Letters to NYTBR “I am even a less a Gottliebian”

Here’s another random letter to the editor which Jack Matthews sent to the NYTBR in 1990. The essay he is responding to is long and actually quite good, despite Jack’s quibbles. Matthews has always had a deep interest in Continental philosophy, as can be attested in his hybrid biography of Schopenhauer and the Interview with the Sphinx play. 

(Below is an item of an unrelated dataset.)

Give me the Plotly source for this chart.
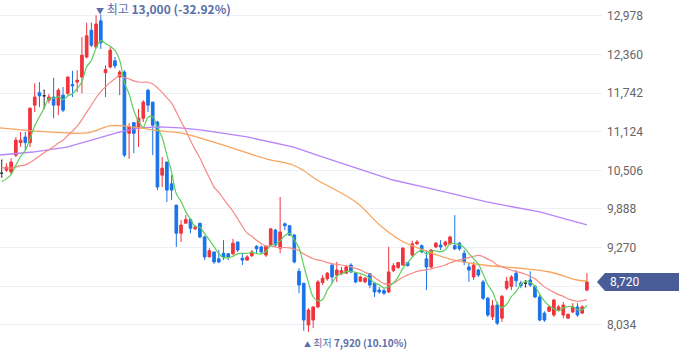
import plotly.graph_objects as go
import pandas as pd

# ---------------- data ----------------
opens = [10460, 10510, 10480, 10750, 10950, 11040, 10950, 11550, 11750, 11700,
         11630, 11680, 11550, 11710, 11740, 11880, 11920, 12000, 12320, 12750,
         12480, 12900, 12070, 12160, 12260, 12000, 12080, 11100, 11270, 11180,
         11340, 11790, 11600, 11280, 10430, 10640, 10290, 9950, 9500, 9660,
         9720, 9570, 9660, 9440, 9120, 9200, 9090, 9180, 9170, 9170,
         9360, 9100, 9070, 9140, 9290, 9280, 9150, 9310, 9550, 9260,
         9650, 9620, 9470, 8890, 8700, 8030, 8110, 8320, 8710, 8770,
         8990, 8830, 8850, 8860, 8990, 8860, 8730, 8720, 8850, 8700,
         8590, 8580, 8560, 8900, 8950, 8990, 9030, 9150, 9330, 9300,
         9090, 8960, 9280, 9310, 9310, 9330, 9300, 9340, 9180, 8960,
         8800, 8910, 8720, 8460, 8160, 8350, 8140, 8620, 8650, 8860,
         8700, 8700, 8750, 8650, 8480, 8220, 8250, 8190, 8270, 8190,
         8140, 8240, 8320, 8220, 8590]
highs = [10670, 10620, 10700, 11040, 11120, 11120, 11520, 11900, 11920, 11790,
         11730, 11990, 11820, 11840, 12010, 12100, 12110, 12640, 12870, 12870,
         12990, 13000, 12190, 12480, 12320, 12110, 12110, 11260, 11280, 11490,
         11630, 11810, 11600, 11300, 10720, 10640, 10430, 9950, 9710, 9790,
         9740, 9630, 9660, 9460, 9260, 9200, 9230, 9390, 9180, 9410,
         9360, 9180, 9150, 9230, 9310, 9300, 9310, 9580, 9570, 10080,
         9670, 9630, 9490, 8940, 8700, 8300, 8320, 8750, 8830, 8880,
         9020, 9040, 8960, 8990, 9020, 8880, 8820, 8800, 8860, 8720,
         8640, 8610, 9280, 9020, 9040, 9280, 9040, 9380, 9390, 9320,
         9230, 9250, 9360, 9390, 9380, 9460, 9790, 9360, 9230, 9020,
         9040, 8930, 8750, 8480, 8430, 8400, 8510, 8800, 8830, 8910,
         8740, 8740, 8890, 8670, 8510, 8250, 8340, 8450, 8350, 8400,
         8220, 8380, 8380, 8350, 8860]
lows = [10400, 10480, 10440, 10720, 10880, 10830, 10880, 11440, 11520, 11500,
        11580, 11340, 11390, 11440, 11710, 11680, 11760, 11740, 12300, 12480,
        12460, 12450, 11680, 12140, 12140, 11710, 10720, 10690, 10780, 10880,
        11280, 11440, 10750, 10190, 10240, 10000, 10030, 9280, 9360, 9660,
        9500, 9550, 9420, 9070, 9120, 9010, 9020, 9070, 9070, 9150,
        9200, 8990, 9060, 9120, 9180, 9180, 9120, 9300, 9280, 9180,
        9550, 9460, 9020, 8540, 7940, 7920, 7980, 8300, 8670, 8740,
        8700, 8720, 8830, 8850, 8860, 8700, 8720, 8700, 8620, 8480,
        8530, 8510, 8540, 8880, 8930, 8980, 8970, 9120, 9310, 9180,
        8590, 8940, 9260, 9230, 9280, 9310, 9230, 9220, 8990, 8720,
        8750, 8800, 8430, 8160, 8110, 8030, 8080, 8590, 8590, 8640,
        8620, 8640, 8640, 8460, 8090, 8080, 8240, 8160, 8250, 8140,
        8130, 8220, 8160, 8210, 8570]
closes = [10460, 10560, 10640, 10990, 10990, 10950, 11500, 11680, 11700, 11700,
          11680, 11550, 11790, 11470, 12000, 11860, 11950, 12350, 12660, 12510,
          12850, 12550, 12120, 12430, 12180, 12080, 10750, 11200, 11100, 11340,
          11600, 11550, 11230, 10240, 10540, 10190, 10190, 9500, 9630, 9720,
          9580, 9600, 9440, 9120, 9220, 9040, 9040, 9120, 9120, 9340,
          9230, 9070, 9120, 9200, 9250, 9200, 9290, 9570, 9310, 9520,
          9620, 9470, 9040, 8670, 8110, 8270, 8320, 8720, 8780, 8860,
          8800, 8910, 8900, 8960, 8880, 8720, 8800, 8780, 8670, 8560,
          8560, 8540, 8880, 8980, 9030, 9260, 8980, 9330, 9360, 9200,
          8960, 9230, 9340, 9280, 9360, 9440, 9250, 9250, 9040, 8910,
          8990, 8830, 8460, 8190, 8340, 8060, 8490, 8730, 8800, 8740,
          8660, 8700, 8670, 8480, 8110, 8110, 8320, 8430, 8320, 8350,
          8200, 8320, 8190, 8320, 8720]
# closes before the visible window (estimated, only used for MA warm-up)
prior_closes = [10650, 10700, 10620, 10580, 10700, 10750, 10680, 10600, 10650, 10700,
                10620, 10560, 10600, 10500, 10450, 10350, 10300, 10250, 10280]

# long moving averages (candle index, value)
ma60_idx = [-0.36, 6.6, 13.8, 18.1, 22.9, 25.1, 29.3, 33.5, 37.8, 44.8, 52.0, 56.2,
            61.7, 63.8, 66.8, 69.6, 75.3, 80.1, 84.4, 89.3, 95.0, 102.0, 109.2,
            116.2, 121.9, 124.0]
ma60_val = [11185, 11137, 11105, 11105, 11217, 11223, 11185, 11137, 11105, 10961,
            10785, 10688, 10592, 10512, 10352, 10240, 9984, 9632, 9392, 9232, 9087,
            8991, 8943, 8879, 8751, 8735]
ma120_idx = [-0.36, 6.6, 13.8, 20.8, 25.1, 29.3, 33.5, 37.8, 42.1, 52.0, 61.7, 68.1,
             75.3, 82.9, 89.3, 102.8, 114.0, 124.0]
ma120_val = [10752, 10800, 10880, 11025, 11121, 11185, 11201, 11185, 11153, 11041,
             10881, 10720, 10544, 10352, 10240, 10000, 9840, 9632]

ytick_vals = [8034, 8652, 9270, 9888, 10506, 11124, 11742, 12360, 12978]
ytick_text = ["8,034", "", "9,270", "9,888", "10,506", "11,124", "11,742", "12,360", "12,978"]

# ---------------- styling ----------------
RED = "#f0343c"
BLUE = "#1a73e8"
DOJI = "#333333"
GREEN = "#5ccf5c"
MA20C = "#f58a84"
ORANGE = "#f7a55e"
PURPLE = "#b784f7"
BADGE = "#4a5c98"
LABEL = "#5a6ea8"

Y_MIN, Y_MAX = 7502, 13234
X_MIN, X_MAX = -0.36, 127.2

n = len(closes)
xs = list(range(n))
all_close = pd.Series(prior_closes + closes, dtype=float)
ma5 = all_close.rolling(5).mean().iloc[-n:].tolist()
ma20 = all_close.rolling(20).mean().iloc[-n:].tolist()

fig = go.Figure()

nd = [i for i in xs if opens[i] != closes[i]]
dj = [i for i in xs if opens[i] == closes[i]]


def sub(arr, idx):
    return [arr[i] for i in idx]


fig.add_trace(go.Candlestick(
    x=nd, open=sub(opens, nd), high=sub(highs, nd), low=sub(lows, nd), close=sub(closes, nd),
    increasing=dict(line=dict(color=RED, width=1), fillcolor=RED),
    decreasing=dict(line=dict(color=BLUE, width=1), fillcolor=BLUE),
    whiskerwidth=0, hoverinfo="skip", showlegend=False))
fig.add_trace(go.Candlestick(
    x=dj, open=sub(opens, dj), high=sub(highs, dj), low=sub(lows, dj), close=sub(closes, dj),
    increasing=dict(line=dict(color=DOJI, width=1), fillcolor=DOJI),
    decreasing=dict(line=dict(color=DOJI, width=1), fillcolor=DOJI),
    whiskerwidth=0.6, hoverinfo="skip", showlegend=False))

fig.add_trace(go.Scatter(x=ma120_idx, y=ma120_val, mode="lines",
                         line=dict(color=PURPLE, width=1.3), hoverinfo="skip", showlegend=False))
fig.add_trace(go.Scatter(x=ma60_idx, y=ma60_val, mode="lines", line_shape="spline",
                         line=dict(color=ORANGE, width=1.3), hoverinfo="skip", showlegend=False))
fig.add_trace(go.Scatter(x=xs, y=ma20, mode="lines", line_shape="spline",
                         line=dict(color=MA20C, width=1.2), hoverinfo="skip", showlegend=False))
fig.add_trace(go.Scatter(x=xs, y=ma5, mode="lines", line_shape="spline",
                         line=dict(color=GREEN, width=1.2), hoverinfo="skip", showlegend=False))

# high / low annotations
hi_i = max(xs, key=lambda i: highs[i])
lo_i = min(xs, key=lambda i: lows[i])
last = closes[-1]
hi_pct = (last - highs[hi_i]) / highs[hi_i] * 100
lo_pct = (last - lows[lo_i]) / lows[lo_i] * 100
FONT = "Noto Sans CJK KR, Noto Sans, sans-serif"

fig.add_annotation(x=hi_i, y=highs[hi_i], xref="x", yref="y", xanchor="left", yanchor="middle",
                   xshift=-7, yshift=6, showarrow=False,
                   text=f"<span style='font-size:8px'>▼</span> 최고 <b>{highs[hi_i]:,} ({hi_pct:.2f}%)</b>",
                   font=dict(family=FONT, size=12, color=LABEL))
fig.add_annotation(x=lo_i, y=lows[lo_i], xref="x", yref="y", xanchor="left", yanchor="middle",
                   xshift=-6, yshift=-11, showarrow=False,
                   text=f"<span style='font-size:7px'>▲</span> 최저 <b>{lows[lo_i]:,} ({lo_pct:.2f}%)</b>",
                   font=dict(family=FONT, size=10, color=LABEL))

# current-price badge on the axis
W, H = 680, 358
plot_w = 602
py = (last - Y_MIN) / (Y_MAX - Y_MIN)
hh = 9 / H
tip = 597 / plot_w
left = 605 / plot_w
right = 679 / plot_w
fig.add_shape(type="path", xref="paper", yref="paper", layer="above",
              path=(f"M {tip} {py} L {left} {py + hh} L {right} {py + hh} "
                    f"L {right} {py - hh} L {left} {py - hh} Z"),
              fillcolor=BADGE, line=dict(width=0))
fig.add_annotation(x=608 / plot_w, y=last, xref="paper", yref="y", xanchor="left", yanchor="middle",
                   showarrow=False, text=f"{last:,}",
                   font=dict(family="Roboto, Noto Sans, sans-serif", size=12, color="white"))

fig.update_layout(
    width=W, height=H,
    margin=dict(l=0, r=W - plot_w, t=0, b=0),
    paper_bgcolor="white", plot_bgcolor="white",
    boxgap=0.3, boxgroupgap=0.2,
    hovermode=False,
    xaxis=dict(range=[X_MIN, X_MAX], showgrid=False, zeroline=False, showticklabels=False,
               showline=False, ticks="", rangeslider=dict(visible=False), fixedrange=True),
    yaxis=dict(range=[Y_MIN, Y_MAX], side="right", tickvals=ytick_vals, ticktext=ytick_text,
               showgrid=True, gridcolor="#eef0f7", gridwidth=1, zeroline=False, showline=False,
               ticks="", ticklabelstandoff=4,
               tickfont=dict(family="Roboto, Noto Sans, sans-serif", size=12, color="#666666"),
               fixedrange=True),
)

fig.write_html("out.html", config={"displayModeBar": False},
               post_script="document.body.style.margin='0';")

Heidegger for Fun and Profit

Anthony Gottlieb’s essay ”Heidegger for Fun and Profit” (Jan. 7) had some fun in it, and maybe some profit. But when Mr. Gottlieb tried to play fast and easy with one of Heidegger’s premises, he provided some fun that does not profit his argument. This occurs when he dismisses the idea that language creates ”the world we inhabit,” since it is by means of vocabulary that we make distinctions and ”it is the distinctions we draw that make the world.” ”But there have been many objections to this,” Mr. Gottlieb writes, referring to ”all sorts of skills, from that of the chess master to that of a musician, [which] involve grasping distinctions that have no expression in language.”

Here Mr. Gottlieb has obviously drifted off into his own quiddity of what-is-not-ness, for in every way that matters chess and music are languages, revealing precisely those parts of the world that we know as chess and music. What else could they reveal? And what more eloquent surrebuttal of Mr. Gottlieb’s rebuttal could one cite?

Perhaps I should state for the record that while I am not a Heideggerian, I am even less a Gottliebian – which I couldn’t have known until I read this piece on Heidegger.